After defining the above information, design and calculations can commence, step by step.  Are you game?

Let me know.

 

 Ammonia Refrigeration 101.xlsx   90.44KB   22 downloads

[Usu]

Art,

 

No need to worry about not posting before. Thank you very much for your comments and for sharing the spreadsheet, I took a look at it and it is a really nice example of a refrigeration system. The cycle is clearly identifiable.
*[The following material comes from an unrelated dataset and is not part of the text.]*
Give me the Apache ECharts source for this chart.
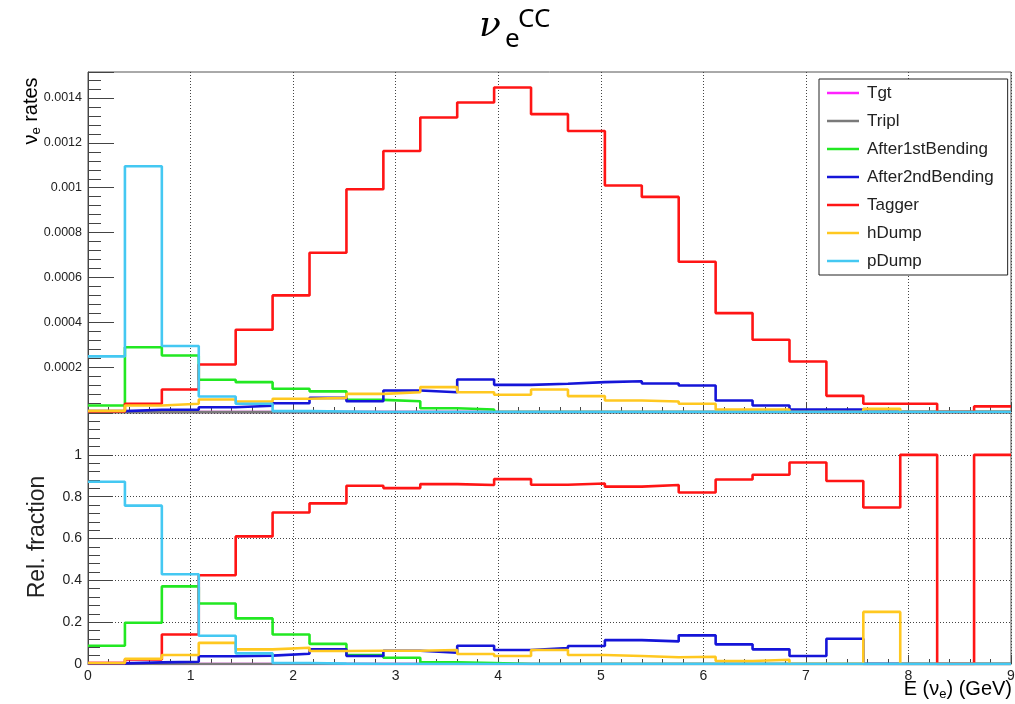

I will try to give a little more information about my flow diagram:

The objective of what I sketched is to cool an ammonia stream of 248100 kg/h at 150 kg/cm² from 45 to 25 °C. So in that diagram ammonia is being cooled with ammonia. This cooling is taking place in the heat exchanger on the right of the flash vessel which has the data Q = 24 GJ/h (where Q is the exchanger duty). I simplified the diagram by only showing part of the process, since I wanted to focus first on only one flash operation, and one valve, trying to not complicate myself with more pieces of equipment and the stream recirculations before I could grasp that part first. Full diagram is a little too much for me to calculate by hand (excel) since my question had to do with any one of the valves in the refrigeration loop, so I thought that any one of them worked just fine. The rest of the diagram involves stream 5 recycling into stream 1, and stream 9 going into another valve and another flash vessel, and more.

 

I am very interested in your offer, I am sure I would be able to learn and hopefully see where I was mistaken in my train of thoughts. However, I am not really sure it can be done on my example, for I understand the goal you are setting is to fully design the whole refrigeration loop, and the full diagram on my example gets complicated, but that was the example I had on hand. Maybe it would be better to work with the system of the CO₂ condensation.

 

About your question I am not really sure what to understand from complete basic data and scope of work.

 

In short, I am in for the step by step calculations. I am sure I'll get a lot out of it, and from there I'll clarify some doubts and ask any remaining questions on the system.

 

By the way, congratulations on your grandchildren graduations!

 

Sincerely, 

~Usu

Edited by Usu, 31 May 2022 - 10:15 PM.

[Usu]

Art,

 

I found an example of an application that might work. The purpose of the refrigeration cycle is to cool down a process stream from 30°C to -12°C, so that a stream of a least 99% of ammonia can be recovered as liquid. We know that to do so 1700 MJ/h should be removed in a heat exchanger. An open ended problem here would be to design from scratch the refrigeration cycle to provide the cooling service to that heat exchanger.

 

I think this problem has enough information to design an ammonia refrigeration system.

 

Let me know your comments,

~Usu

Attached Files

•  Ammonia system (2).jpg   40.24KB   0 downloads

Edited by Usu, 31 May 2022 - 11:01 PM.